## GIVEN TASK:
Restate all the material verbatim, except for the pictures.

= = =

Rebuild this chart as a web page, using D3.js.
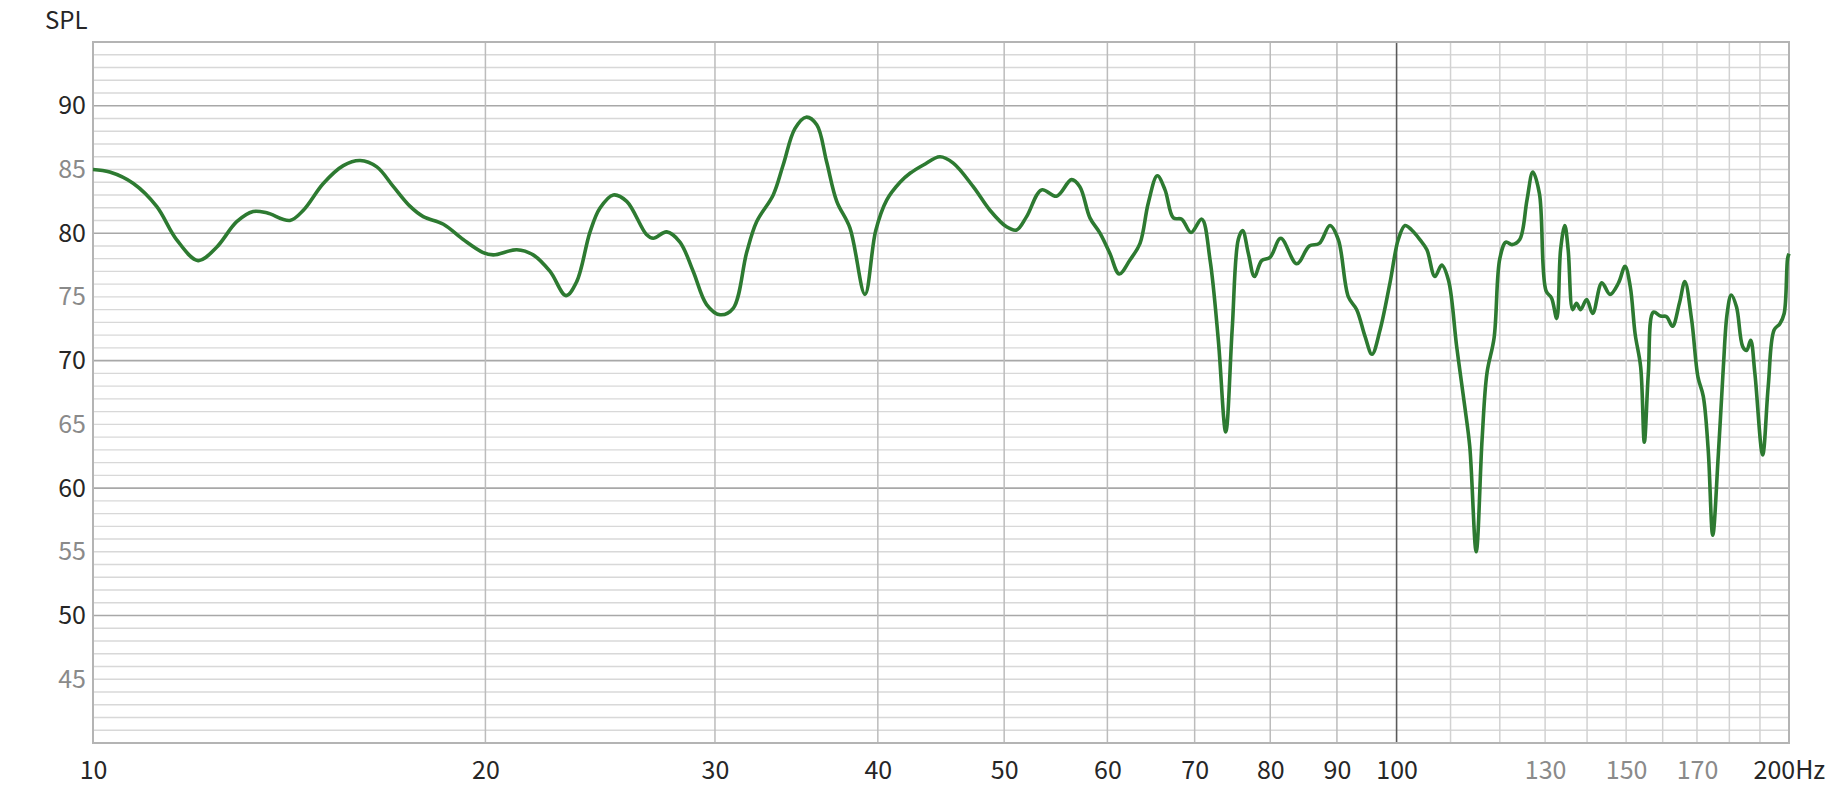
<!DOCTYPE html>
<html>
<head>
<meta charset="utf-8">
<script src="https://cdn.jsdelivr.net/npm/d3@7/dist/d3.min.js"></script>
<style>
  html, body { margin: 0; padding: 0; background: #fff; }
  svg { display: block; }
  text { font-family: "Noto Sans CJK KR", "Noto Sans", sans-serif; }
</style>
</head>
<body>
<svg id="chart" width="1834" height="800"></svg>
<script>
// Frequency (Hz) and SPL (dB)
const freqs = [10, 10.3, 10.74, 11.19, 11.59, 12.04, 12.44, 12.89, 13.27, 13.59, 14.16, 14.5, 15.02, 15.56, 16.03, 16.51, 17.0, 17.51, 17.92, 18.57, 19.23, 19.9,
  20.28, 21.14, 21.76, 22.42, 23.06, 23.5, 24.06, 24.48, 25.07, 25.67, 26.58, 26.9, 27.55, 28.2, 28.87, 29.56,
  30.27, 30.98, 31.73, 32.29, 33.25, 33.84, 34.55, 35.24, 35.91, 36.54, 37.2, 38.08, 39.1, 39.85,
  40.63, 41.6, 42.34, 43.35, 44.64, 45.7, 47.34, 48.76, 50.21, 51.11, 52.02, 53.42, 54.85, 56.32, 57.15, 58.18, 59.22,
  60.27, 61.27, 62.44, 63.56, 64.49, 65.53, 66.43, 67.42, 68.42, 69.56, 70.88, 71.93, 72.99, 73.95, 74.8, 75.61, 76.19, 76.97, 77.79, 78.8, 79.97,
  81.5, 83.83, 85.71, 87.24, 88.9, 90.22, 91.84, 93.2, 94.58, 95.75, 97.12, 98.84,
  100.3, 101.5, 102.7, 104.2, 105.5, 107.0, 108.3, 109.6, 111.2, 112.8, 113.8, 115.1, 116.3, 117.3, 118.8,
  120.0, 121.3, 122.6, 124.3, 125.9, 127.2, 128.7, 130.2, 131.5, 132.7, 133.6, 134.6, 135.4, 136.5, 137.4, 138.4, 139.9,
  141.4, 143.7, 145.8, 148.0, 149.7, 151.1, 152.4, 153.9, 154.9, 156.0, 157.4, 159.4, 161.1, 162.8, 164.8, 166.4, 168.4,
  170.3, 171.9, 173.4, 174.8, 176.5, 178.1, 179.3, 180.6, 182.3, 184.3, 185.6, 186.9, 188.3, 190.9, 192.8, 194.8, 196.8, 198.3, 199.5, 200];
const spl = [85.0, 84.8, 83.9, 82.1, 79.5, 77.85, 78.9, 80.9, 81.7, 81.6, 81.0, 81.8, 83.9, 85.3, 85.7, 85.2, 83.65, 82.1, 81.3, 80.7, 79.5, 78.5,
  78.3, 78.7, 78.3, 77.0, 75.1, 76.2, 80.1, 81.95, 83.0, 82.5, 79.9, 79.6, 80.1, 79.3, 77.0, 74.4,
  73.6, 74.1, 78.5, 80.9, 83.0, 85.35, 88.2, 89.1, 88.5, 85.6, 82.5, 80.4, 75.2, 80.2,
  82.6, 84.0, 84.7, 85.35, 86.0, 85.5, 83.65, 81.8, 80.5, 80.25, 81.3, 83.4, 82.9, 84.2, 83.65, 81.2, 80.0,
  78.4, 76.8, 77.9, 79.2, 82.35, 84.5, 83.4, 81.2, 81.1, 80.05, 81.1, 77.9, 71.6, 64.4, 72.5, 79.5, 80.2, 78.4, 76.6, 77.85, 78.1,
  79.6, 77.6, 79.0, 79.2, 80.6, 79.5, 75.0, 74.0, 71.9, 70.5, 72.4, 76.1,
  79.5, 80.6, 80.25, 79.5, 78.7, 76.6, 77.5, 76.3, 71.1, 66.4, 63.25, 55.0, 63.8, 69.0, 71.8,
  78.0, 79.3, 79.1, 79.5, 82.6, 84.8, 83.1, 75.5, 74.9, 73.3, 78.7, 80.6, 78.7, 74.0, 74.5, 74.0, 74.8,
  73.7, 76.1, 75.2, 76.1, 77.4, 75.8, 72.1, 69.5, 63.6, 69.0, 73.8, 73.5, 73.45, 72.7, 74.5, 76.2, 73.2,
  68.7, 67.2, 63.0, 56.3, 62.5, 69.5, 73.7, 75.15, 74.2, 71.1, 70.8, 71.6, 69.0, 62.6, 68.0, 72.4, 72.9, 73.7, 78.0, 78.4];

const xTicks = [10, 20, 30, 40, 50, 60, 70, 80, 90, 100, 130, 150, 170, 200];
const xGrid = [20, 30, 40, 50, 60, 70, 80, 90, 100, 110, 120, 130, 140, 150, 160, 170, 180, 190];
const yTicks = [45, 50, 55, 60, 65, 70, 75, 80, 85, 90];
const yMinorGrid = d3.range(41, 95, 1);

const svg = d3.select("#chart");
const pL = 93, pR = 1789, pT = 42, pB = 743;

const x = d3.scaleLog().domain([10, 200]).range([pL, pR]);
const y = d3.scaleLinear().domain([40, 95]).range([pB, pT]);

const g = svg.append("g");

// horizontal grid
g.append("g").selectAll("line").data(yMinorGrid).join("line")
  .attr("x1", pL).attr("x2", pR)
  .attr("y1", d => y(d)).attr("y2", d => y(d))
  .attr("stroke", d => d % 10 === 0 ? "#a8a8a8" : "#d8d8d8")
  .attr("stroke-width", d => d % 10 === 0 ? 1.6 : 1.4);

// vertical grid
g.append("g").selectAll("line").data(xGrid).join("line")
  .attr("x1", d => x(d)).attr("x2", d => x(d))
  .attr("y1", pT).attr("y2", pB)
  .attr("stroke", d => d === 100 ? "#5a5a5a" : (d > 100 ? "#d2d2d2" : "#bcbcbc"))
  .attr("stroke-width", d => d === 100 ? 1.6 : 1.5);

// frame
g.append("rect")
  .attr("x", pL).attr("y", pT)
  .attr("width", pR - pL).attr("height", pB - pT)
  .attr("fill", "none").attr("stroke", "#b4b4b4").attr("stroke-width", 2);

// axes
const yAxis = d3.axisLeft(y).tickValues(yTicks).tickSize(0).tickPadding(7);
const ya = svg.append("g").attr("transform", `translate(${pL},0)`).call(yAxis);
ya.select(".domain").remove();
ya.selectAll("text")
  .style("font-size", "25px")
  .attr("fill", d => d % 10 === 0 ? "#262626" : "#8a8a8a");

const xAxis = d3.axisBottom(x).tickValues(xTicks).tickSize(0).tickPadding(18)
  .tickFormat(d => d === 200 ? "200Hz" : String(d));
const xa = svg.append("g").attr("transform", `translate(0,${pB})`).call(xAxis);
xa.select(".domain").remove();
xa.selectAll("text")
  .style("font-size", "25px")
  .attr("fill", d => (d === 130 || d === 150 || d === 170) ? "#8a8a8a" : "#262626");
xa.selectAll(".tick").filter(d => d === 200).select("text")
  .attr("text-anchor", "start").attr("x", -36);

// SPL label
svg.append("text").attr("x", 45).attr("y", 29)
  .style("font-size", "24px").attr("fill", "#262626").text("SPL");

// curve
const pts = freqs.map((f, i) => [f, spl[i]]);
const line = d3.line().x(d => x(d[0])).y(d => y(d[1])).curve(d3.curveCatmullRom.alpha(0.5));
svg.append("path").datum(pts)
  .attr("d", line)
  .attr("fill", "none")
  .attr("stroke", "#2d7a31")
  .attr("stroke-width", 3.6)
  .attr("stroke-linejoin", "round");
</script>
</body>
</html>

= = =

## THE OUTPUT:
Rebuild this chart as a web page, using D3.js.
<!DOCTYPE html>
<html>
<head>
<meta charset="utf-8">
<script src="https://cdn.jsdelivr.net/npm/d3@7/dist/d3.min.js"></script>
<style>
  html, body { margin: 0; padding: 0; background: #fff; }
  svg { display: block; }
  text { font-family: "Noto Sans CJK KR", "Noto Sans", sans-serif; }
</style>
</head>
<body>
<svg id="chart" width="1834" height="800"></svg>
<script>
// Frequency (Hz) and SPL (dB)
const freqs = [10, 10.3, 10.74, 11.19, 11.59, 12.04, 12.44, 12.89, 13.27, 13.59, 14.16, 14.5, 15.02, 15.56, 16.03, 16.51, 17.0, 17.51, 17.92, 18.57, 19.23, 19.9,
  20.28, 21.14, 21.76, 22.42, 23.06, 23.5, 24.06, 24.48, 25.07, 25.67, 26.58, 26.9, 27.55, 28.2, 28.87, 29.56,
  30.27, 30.98, 31.73, 32.29, 33.25, 33.84, 34.55, 35.24, 35.91, 36.54, 37.2, 38.08, 39.1, 39.85,
  40.63, 41.6, 42.34, 43.35, 44.64, 45.7, 47.34, 48.76, 50.21, 51.11, 52.02, 53.42, 54.85, 56.32, 57.15, 58.18, 59.22,
  60.27, 61.27, 62.44, 63.56, 64.49, 65.53, 66.43, 67.42, 68.42, 69.56, 70.88, 71.93, 72.99, 73.95, 74.8, 75.61, 76.19, 76.97, 77.79, 78.8, 79.97,
  81.5, 83.83, 85.71, 87.24, 88.9, 90.22, 91.84, 93.2, 94.58, 95.75, 97.12, 98.84,
  100.3, 101.5, 102.7, 104.2, 105.5, 107.0, 108.3, 109.6, 111.2, 112.8, 113.8, 115.1, 116.3, 117.3, 118.8,
  120.0, 121.3, 122.6, 124.3, 125.9, 127.2, 128.7, 130.2, 131.5, 132.7, 133.6, 134.6, 135.4, 136.5, 137.4, 138.4, 139.9,
  141.4, 143.7, 145.8, 148.0, 149.7, 151.1, 152.4, 153.9, 154.9, 156.0, 157.4, 159.4, 161.1, 162.8, 164.8, 166.4, 168.4,
  170.3, 171.9, 173.4, 174.8, 176.5, 178.1, 179.3, 180.6, 182.3, 184.3, 185.6, 186.9, 188.3, 190.9, 192.8, 194.8, 196.8, 198.3, 199.5, 200];
const spl = [85.0, 84.8, 83.9, 82.1, 79.5, 77.85, 78.9, 80.9, 81.7, 81.6, 81.0, 81.8, 83.9, 85.3, 85.7, 85.2, 83.65, 82.1, 81.3, 80.7, 79.5, 78.5,
  78.3, 78.7, 78.3, 77.0, 75.1, 76.2, 80.1, 81.95, 83.0, 82.5, 79.9, 79.6, 80.1, 79.3, 77.0, 74.4,
  73.6, 74.1, 78.5, 80.9, 83.0, 85.35, 88.2, 89.1, 88.5, 85.6, 82.5, 80.4, 75.2, 80.2,
  82.6, 84.0, 84.7, 85.35, 86.0, 85.5, 83.65, 81.8, 80.5, 80.25, 81.3, 83.4, 82.9, 84.2, 83.65, 81.2, 80.0,
  78.4, 76.8, 77.9, 79.2, 82.35, 84.5, 83.4, 81.2, 81.1, 80.05, 81.1, 77.9, 71.6, 64.4, 72.5, 79.5, 80.2, 78.4, 76.6, 77.85, 78.1,
  79.6, 77.6, 79.0, 79.2, 80.6, 79.5, 75.0, 74.0, 71.9, 70.5, 72.4, 76.1,
  79.5, 80.6, 80.25, 79.5, 78.7, 76.6, 77.5, 76.3, 71.1, 66.4, 63.25, 55.0, 63.8, 69.0, 71.8,
  78.0, 79.3, 79.1, 79.5, 82.6, 84.8, 83.1, 75.5, 74.9, 73.3, 78.7, 80.6, 78.7, 74.0, 74.5, 74.0, 74.8,
  73.7, 76.1, 75.2, 76.1, 77.4, 75.8, 72.1, 69.5, 63.6, 69.0, 73.8, 73.5, 73.45, 72.7, 74.5, 76.2, 73.2,
  68.7, 67.2, 63.0, 56.3, 62.5, 69.5, 73.7, 75.15, 74.2, 71.1, 70.8, 71.6, 69.0, 62.6, 68.0, 72.4, 72.9, 73.7, 78.0, 78.4];

const xTicks = [10, 20, 30, 40, 50, 60, 70, 80, 90, 100, 130, 150, 170, 200];
const xGrid = [20, 30, 40, 50, 60, 70, 80, 90, 100, 110, 120, 130, 140, 150, 160, 170, 180, 190];
const yTicks = [45, 50, 55, 60, 65, 70, 75, 80, 85, 90];
const yMinorGrid = d3.range(41, 95, 1);

const svg = d3.select("#chart");
const pL = 93, pR = 1789, pT = 42, pB = 743;

const x = d3.scaleLog().domain([10, 200]).range([pL, pR]);
const y = d3.scaleLinear().domain([40, 95]).range([pB, pT]);

const g = svg.append("g");

// horizontal grid
g.append("g").selectAll("line").data(yMinorGrid).join("line")
  .attr("x1", pL).attr("x2", pR)
  .attr("y1", d => y(d)).attr("y2", d => y(d))
  .attr("stroke", d => d % 10 === 0 ? "#a8a8a8" : "#d8d8d8")
  .attr("stroke-width", d => d % 10 === 0 ? 1.6 : 1.4);

// vertical grid
g.append("g").selectAll("line").data(xGrid).join("line")
  .attr("x1", d => x(d)).attr("x2", d => x(d))
  .attr("y1", pT).attr("y2", pB)
  .attr("stroke", d => d === 100 ? "#5a5a5a" : (d > 100 ? "#d2d2d2" : "#bcbcbc"))
  .attr("stroke-width", d => d === 100 ? 1.6 : 1.5);

// frame
g.append("rect")
  .attr("x", pL).attr("y", pT)
  .attr("width", pR - pL).attr("height", pB - pT)
  .attr("fill", "none").attr("stroke", "#b4b4b4").attr("stroke-width", 2);

// axes
const yAxis = d3.axisLeft(y).tickValues(yTicks).tickSize(0).tickPadding(7);
const ya = svg.append("g").attr("transform", `translate(${pL},0)`).call(yAxis);
ya.select(".domain").remove();
ya.selectAll("text")
  .style("font-size", "25px")
  .attr("fill", d => d % 10 === 0 ? "#262626" : "#8a8a8a");

const xAxis = d3.axisBottom(x).tickValues(xTicks).tickSize(0).tickPadding(18)
  .tickFormat(d => d === 200 ? "200Hz" : String(d));
const xa = svg.append("g").attr("transform", `translate(0,${pB})`).call(xAxis);
xa.select(".domain").remove();
xa.selectAll("text")
  .style("font-size", "25px")
  .attr("fill", d => (d === 130 || d === 150 || d === 170) ? "#8a8a8a" : "#262626");
xa.selectAll(".tick").filter(d => d === 200).select("text")
  .attr("text-anchor", "start").attr("x", -36);

// SPL label
svg.append("text").attr("x", 45).attr("y", 29)
  .style("font-size", "24px").attr("fill", "#262626").text("SPL");

// curve
const pts = freqs.map((f, i) => [f, spl[i]]);
const line = d3.line().x(d => x(d[0])).y(d => y(d[1])).curve(d3.curveCatmullRom.alpha(0.5));
svg.append("path").datum(pts)
  .attr("d", line)
  .attr("fill", "none")
  .attr("stroke", "#2d7a31")
  .attr("stroke-width", 3.6)
  .attr("stroke-linejoin", "round");
</script>
</body>
</html>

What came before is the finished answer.